Nowadays as technology has enabled us to extract previously unheard of power levels out of our engines, the once rare failure of the ring and pinion gear in the differential is becoming more and more common. Ring and pinion breakage used to be something that just drag racers and drifters would experience but now as power levels rise, tires improve, more sophisticated aero generates huge levels of grip and dog shifted transmissions increase the shock load on the drivetrain, even road racing cars are starting to suffer from failure of the ring and pinion. To prevent failure, it can be an expensive endeavor to put a bigger and stronger differential in your car and a bigger diff usually has significant penalties in the weight and friction departments. So how can you improve the life of your ring and pinion? We did a few tricks and with some help from our friends at WPC Treatment, CTP Cryogenics and AFCO to do just that. Let us show you the stuff that we did that can more than double the life of your parts.
The Evasive Motorsports/Eneos Oil/Turn 14 Distribution Toyota 86 Pikes Peak car is a prime example of a car that can benefit from our gear treatment. With up to 1000 hp on tap, big slicks, moderate aero loading and a sequential transmission, the car puts a lot of stress on its drivetrain. Last year, the car ran in numerous test sessions and competed in Grid Life’s Time Attack at Road Atlanta. The car then ran for quite a bit of time in testing and practice at Pikes Peak and was running an excellent podium assured split time when the differential failed nearly within sight of the finish line. The diff failure negated a year long effort from the team, a promising finish and even a chance for a win.
For 2020 many options on improving the diff life were considered including going to a larger, Ford 8.8″ differential. However this would be a 30 lb weight penalty on an already heavy car and would need fabrication and a new, more expensive set of spares. This would represent an investment of over $5000 on an already tight budget (Pikes Peak is already a very expensive event to run). Since the OEM differential ran for several hours before failure it was decided to try to extend its life and start the final time trial up the mountain on an brand new assembly. Our gear prep could easily double the ring and pinions life and that should be more than adequate to assure finishing Pikes Peak and Super Lap Battle.
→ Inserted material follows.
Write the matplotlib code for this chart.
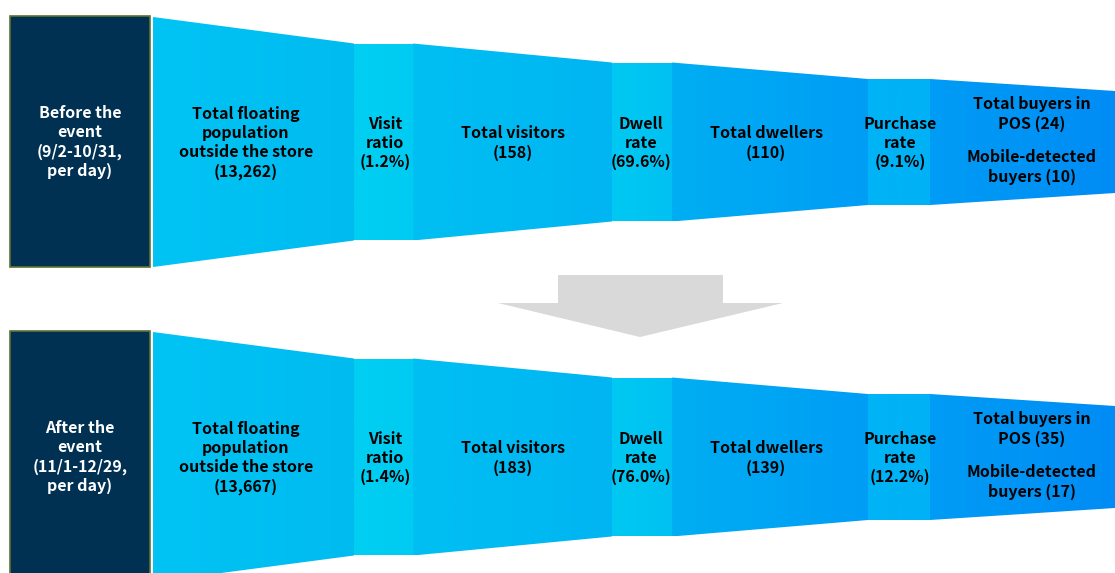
import numpy as np
import matplotlib.pyplot as plt
from matplotlib.patches import Polygon, Rectangle
from matplotlib.colors import to_rgb

# data
periods = ["Before the\nevent\n(9/2-10/31,\nper day)",
           "After the\nevent\n(11/1-12/29,\nper day)"]
stage_labels = ["Total floating\npopulation\noutside the store",
                "Visit\nratio", "Total visitors", "Dwell\nrate",
                "Total dwellers", "Purchase\nrate", "Total buyers in\nPOS"]
before_vals = ["13,262", "1.2%", "158", "69.6%", "110", "9.1%", "24"]
after_vals = ["13,667", "1.4%", "183", "76.0%", "139", "12.2%", "35"]
mobile_buyers = ["10", "17"]

# layout (pixel space)
edges = [153, 354, 413, 612, 672, 868, 930, 1115]
half = [125, 98.5, 79.5, 63, 51]
label_x = [246, 385, 513, 641, 766, 900, 1032]
row_y = [142, 457]
shades = [("#00C4F4", "#00BBF0"), ("#00CFF2", "#00CBF2"),
          ("#00BFF2", "#00B5F2"), ("#00C9F2", "#00C1F2"),
          ("#00AEF2", "#009DF6"), ("#00B4F6", "#00B1F6"),
          ("#009CF5", "#008CF4")]
fs = 11.5
ls = 1.25

plt.rcParams['font.family'] = ['Noto Sans CJK KR', 'DejaVu Sans']

fig = plt.figure(figsize=(11.15, 5.73), dpi=100)
ax = fig.add_axes([0, 0, 1, 1])


def grad_poly(xs, ys, c0, c1):
    poly = Polygon(list(zip(xs, ys)), closed=True, facecolor='none',
                   edgecolor='none')
    ax.add_patch(poly)
    n = 64
    t = np.linspace(0, 1, n)[:, None]
    cols = (1 - t) * np.array(to_rgb(c0)) + t * np.array(to_rgb(c1))
    img = ax.imshow(cols[None, :, :], extent=[min(xs), max(xs), max(ys), min(ys)],
                    aspect='auto', interpolation='bilinear', zorder=1)
    img.set_clip_path(poly)


for r, (yc, vals) in enumerate(zip(row_y, [before_vals, after_vals])):
    # period box
    ax.add_patch(Rectangle((10, yc - 126), 140, 251, facecolor='#003153',
                           edgecolor='#5E7233', lw=1.2, zorder=2))
    ax.text(80, yc, periods[r], color='white', ha='center', va='center',
            fontsize=fs, fontweight='bold', linespacing=ls, zorder=3)

    # funnel segments
    for i in range(7):
        x0, x1 = edges[i], edges[i + 1]
        if i % 2 == 0:
            h0, h1 = half[i // 2], half[i // 2 + 1]
        else:
            h0 = h1 = half[(i + 1) // 2]
        xs = [x0, x1, x1, x0]
        ys = [yc - h0, yc - h1, yc + h1, yc + h0]
        grad_poly(xs, ys, *shades[i])

    # labels
    for i in range(6):
        ax.text(label_x[i], yc + 1, stage_labels[i] + "\n(" + vals[i] + ")",
                ha='center', va='center', fontsize=fs, fontweight='bold',
                linespacing=ls, zorder=3)
    ax.text(label_x[6], yc - 28, stage_labels[6] + " (" + vals[6] + ")",
            ha='center', va='center', fontsize=fs, fontweight='bold',
            linespacing=ls, zorder=3)
    ax.text(label_x[6], yc + 25, "Mobile-detected\nbuyers (" + mobile_buyers[r] + ")",
            ha='center', va='center', fontsize=fs, fontweight='bold',
            linespacing=ls, zorder=3)

# arrow between rows
arrow = Polygon([(558, 275), (723, 275), (723, 303), (783, 303), (640, 337),
                 (498, 303), (558, 303)], closed=True, facecolor='#D9D9D9',
                edgecolor='none')
ax.add_patch(arrow)

ax.set_xlim(0, 1115)
ax.set_ylim(573, 0)
ax.axis('off')

fig.savefig('out.png', dpi=100)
We started the gear prep by polishing the tops of the gear teeth with a scotchbrite pad on a drill to break all the sharp edges. We found that sharp edges left over from machining can dig into the gear faces and cause stress risers which can lead to failure. We did this on the ring gear and the pinion gear. Here is a close up of the pinion gear head showing the deburred edges on the gear teeth.
After detailing the ring and pinion, we sent them out to CTP Cryogenics to have them cryo treated. Cryo treating is an extension of the heat treating process which stress relives the parts and coverts the crystalline metal structure of the metal from a Face Centered Cubic Crystal structure called Austenite to the harder and stronger Body Centered Cubic structure Martensite. Cryo treating does this just as heat treating does but it further improves the conversion of Austenite to Martensite. This gives the metal a more homogeneous structure across its surface to the core and greatly improves, hardness, wear resistance, fatigue strength, and tensile strength.
I have treated Internal Combustion engine and gear-train assemblies with Cryogenics for some 20 years now. Why? Because through decades of serious race testing and flogging…it WORKS!
All treatments are beneficial. However, surface treatments are exactly that, surface treatments. Cryogenics probes down into the metal beyond a components surface to realign the parts internal grain structure.
In 2000 I modified a Honda CR-500 (491.4 cc’s or 29.9 CID) . We increased its stock Torque output of 53.3 Lbs Feet to 100 Lbs Feet of torque at the rear wheel. The stock 5 speed gear box was not happy and soon exploded, gears, bent gear shafts and destroyed the engines left side case.
I had the gears, gear-shafts, shift forks and engine cases, cylinder and cylinder head all Cryogenically treated. We never had another problem. The engine is still together and operational today.
Replika Maschinen, Inc
So staring down the barrel of doing stuff with a small quick change that needs a new ring and pinion… where would you slot ISF treatment in, in order of operation?
In the same order of operations as described in the article.
From what I’m seeing it looks like you went cryo, shotpeening, WPC – I was wondering if ISF finishing had a place in things since I’m more concerned with friction losses than strength.
One thing I noticed about ISF finishing is that it does change clearances a few thou even though they say it doesn’t. WPC is pretty good for friction reduction and helps by increasing fatigue strength as well.
I’ll reach out to the vendors you brought up for a quote once I have my replacement R&P in. Every little bit helps.
Definitely not drifting power capability, but I’m doing design work on fitting a Miata/S2k size LSD into the quick change I’m going to be running. Prototyping it with stock RX-7 LSD, but if that works no reason I can’t perform similar mods to an OS Giken diff.
Which quick change? OS and carbotech make drop in ones for Winters.
Speedway Mini Stock – SCCA GT3 class car so limited horsepower and I’ve got a really aggressive weight target. There’s the ICP Variloc that’s off the shelf if I can’t modify something to work, but I think the OS has some tuning options.